Enfin, Entrevues convie à un voyage dans le temps, thème choisit cette année pour la Transversale, autre rétrospective d’une trentaine de films, depuis Histoire d’un crime de Ferdinand Zecca (le premier fashback de l’histoire du cinéma (1901) jusqu’au dernier film Le vieillard de Restello de Manuel de Oliveira (2014). Depuis les premières vues Lumière où le temps dépendait de l’autonomie de la pellicule jusqu'à aujourd’hui, le cinéma est l’art de malaxer le temps, de le faire avancer ou reculer. De le raccourcir aussi. Au cœur de cette programmation le film La Jetée de Chris Marker montre comment une image d’enfance permet à un homme de retrouver le chemin de son passé. Pour réaliser ce saut dans le temps (un des plus poétiques du cinéma) Chris Marker joue sur le rythme des images immobiles, le défilement, la musique et la bande son. Après une tentative de suicide, dans Je t’aime, je t’aime d’Alain Resnais un homme devient cobaye d’une expérience d’un retour d’une minute dans son passé. Mais la machine se dérègle et il se promène dans son passé par de nombreux petits retours d’une minute. Dans son livre L’Image-Temps, le philosophe Deleuze disait qu’il est « un de ces films qui nous montre comment nous habitons le temps, comment nous nous mouvons en lui, dans cette forme qui nous emporte, nous ramasse et nous élargit ».

Le cinéma d’aujourd’hui

Si le cinéma nous permet de nous projeter dans le temps, il est présent ici et maintenant dans la compétition belfortaine puisque chaque année le Festival montre les premières œuvres de jeunes cinéastes internationaux à l’instar de Sud Eau Nord Déplacer, d'André Boutet, présenté l’été dernier au Festival de Locarno ou encore Je suis le peuple, d’Anna Roussillon, récemment primé à Jihlava (Meilleur documentaire et Meilleur Premier Film).

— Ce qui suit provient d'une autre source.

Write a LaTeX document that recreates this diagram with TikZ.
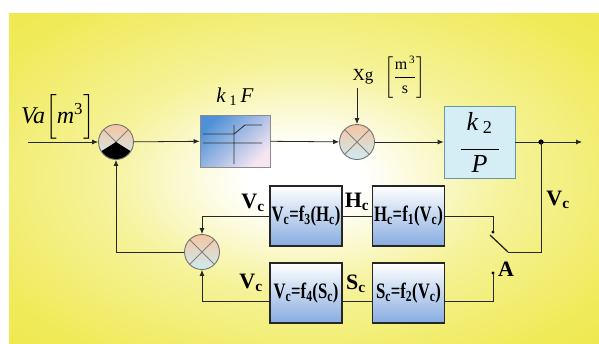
\documentclass[tikz,border=0pt]{standalone}
\usepackage{amsmath}
\usepackage{fontspec}
\setmainfont{Liberation Serif}
\usetikzlibrary{positioning}
\usetikzlibrary{arrows.meta}
\definecolor{ylw}{RGB}{237,231,62}
\definecolor{sumtop}{RGB}{246,196,160}
\definecolor{sumbot}{RGB}{205,236,242}
\definecolor{boxbot}{RGB}{135,172,224}
\definecolor{kblue}{RGB}{78,145,215}
\definecolor{kpink}{RGB}{247,230,242}
\definecolor{kcyan}{RGB}{213,237,244}
\definecolor{kline}{RGB}{110,150,160}
\pgfdeclareradialshading{glow}{\pgfpoint{0bp}{0bp}}{color(0bp)=(white); color(5bp)=(white); color(17bp)=(ylw!52); color(31bp)=(ylw!86); color(44bp)=(ylw); color(80bp)=(ylw)}

\begin{document}
\begin{tikzpicture}[x=1pt,y=-1pt,
    sum/.style={draw=black!55, line width=0.9pt, circle, minimum size=35pt, inner sep=0pt,
      top color=sumtop, bottom color=sumbot,
      path picture={\draw[black!50, line width=0.8pt] (path picture bounding box.north west) -- (path picture bounding box.south east)
        (path picture bounding box.north east) -- (path picture bounding box.south west);}},
    fbox/.style={draw=black!85, line width=1.6pt, top color=white, bottom color=boxbot,
      minimum width=72pt, minimum height=60pt, inner sep=0pt, font=\fontsize{22}{24}\selectfont\bfseries},
    lbl/.style={font=\fontsize{22}{24}\selectfont\bfseries},
    sig/.style={black!85, line width=0.8pt},
    arr/.style={sig, -{Latex[length=6pt,width=5pt]}}]

    % background panel
    \fill[white] (0,0) rectangle (599,343);
    \shade[shading=glow] (9,13) rectangle (599,343);
    \useasboundingbox (0,0) rectangle (599,343);

    % forward path
    \coordinate (in) at (28,142);
    \node[sum] (s1) at (116,142) {};
    \fill[black] (s1.center) -- ++(212:17pt) arc[start angle=212, end angle=328, radius=17pt] -- cycle;
    \node (va) at (58,117) {\fontsize{24}{24}\selectfont\textit{Va}$\Bigl[$\textit{m}\textsuperscript{3}$\Bigr]$};

    \node[draw=black!45, line width=0.8pt, minimum width=70pt, minimum height=52pt,
      left color=kblue, right color=kpink, shading angle=45] (k1) at (235,141) {};
    \draw[black!80, line width=0.9pt] (203,134) -- (234,134) -- (245,125) -- (262,125)
      (203,143) -- (262,143) (234,125) -- (234,164);
    \node (k1lbl) at (235,97) {\fontsize{21}{22}\selectfont\textit{k}\,\textsubscript{1}\,\textit{F}};

    \node[sum] (s2) at (357,142) {};
    \node (xg) at (363,77) {\fontsize{17}{18}\selectfont Xg};
    \node (unit) at (405,77) {\fontsize{16}{17}\selectfont$\left[\dfrac{\mbox{m\textsuperscript{\,3}}}{\mbox{s}}\right]$};

    \node[draw=kline, line width=0.8pt, fill=kcyan, minimum width=71pt, minimum height=72pt, align=center,
      font=\fontsize{26}{26}\selectfont] (k2) at (479.5,142)
      {\textit{k}\,\textsubscript{2}\\[-6pt]\rule{38pt}{0.9pt}\\[-4pt]\textit{P}};

    \coordinate (tap) at (541,142);
    \coordinate (out) at (582,142);

    % feedback blocks
    \node[fbox] (f3) at (306,216) {\scalebox{0.76}[1]{V\textsubscript{c}=f\textsubscript{3}(H\textsubscript{c})}};
    \node[fbox] (f1) at (408.5,216) {\scalebox{0.76}[1]{H\textsubscript{c}=f\textsubscript{1}(V\textsubscript{c})}};
    \node[fbox] (f4) at (306,293) {\scalebox{0.76}[1]{V\textsubscript{c}=f\textsubscript{4}(S\textsubscript{c})}};
    \node[fbox] (f2) at (408.5,293) {\scalebox{0.76}[1]{S\textsubscript{c}=f\textsubscript{2}(V\textsubscript{c})}};
    \node[sum] (s3) at (202,252) {};

    \node[lbl] (vc1) at (253,203) {V\textsubscript{c}};
    \node[lbl] (hc) at (357,202) {H\textsubscript{c}};
    \node[lbl] (vc2) at (251,283) {V\textsubscript{c}};
    \node[lbl] (sc) at (356,284) {S\textsubscript{c}};
    \node[lbl] (vc3) at (558,200) {V\textsubscript{c}};
    \node[lbl] (swa) at (506,269) {A};

    % switch
    \coordinate (ca) at (493,232);
    \coordinate (cb) at (493,273);
    \coordinate (piv) at (508,252);
    \coordinate (blade) at (490,235);

    % connections
    \draw[arr] (in) -- (s1);
    \draw[arr] (s1) -- (k1);
    \draw[arr] (k1) -- (s2);
    \draw[arr] (xg.south -| s2.north) -- (s2.north);
    \draw[arr] (s2) -- (k2);
    \draw[arr] (k2) -- (out);
    \fill (tap) circle[radius=2.6pt];
    \draw[sig] (tap) |- (piv);
    \draw[sig, line width=1.3pt] (piv) -- (blade);
    \fill (ca) circle[radius=1.6pt];
    \fill (cb) circle[radius=1.6pt];
    \draw[sig] (f1.east) -| (ca);
    \draw[sig] ([yshift=-8pt]f2.east) -| (cb);
    \draw[sig] (f1) -- (f3);
    \draw[sig] ([yshift=-8pt]f2.west) -- ([yshift=-8pt]f4.east);
    \draw[arr] (f3.west) -| (s3.north);
    \draw[arr] ([yshift=-8pt]f4.west) -| (s3.south);
    \draw[arr] (s3.west) -| (s1.south);
\end{tikzpicture}
\end{document}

Nombreux sont les jeunes auteurs (aujourd’hui reconnus) dont les premiers films ont été primés à Belfort : Laurent Cantet, Leo Carax, Nicolas Philibert, Claire Simon, Tariq Teguia.

En dehors de son travail de découvreur de talent et de travail sur la mémoire, le Festival est aussi un lieu d’expérimentation où le son, l’étude des œuvres, des installations, le cinéma et l’histoire, la musique (Eurocks One plus One avec Lou Doillon) des séances scolaires, des journées professionnelles trouvent leur place dans une programmation dense et diversifiée.

Entrevues, vaste voyage dans le cinéma, devient au fil du temps le lieu où s’écrivent les histoires du monde. Les décrypter par l’image revient à lire entre les lignes, les douleurs et les utopies des hommes.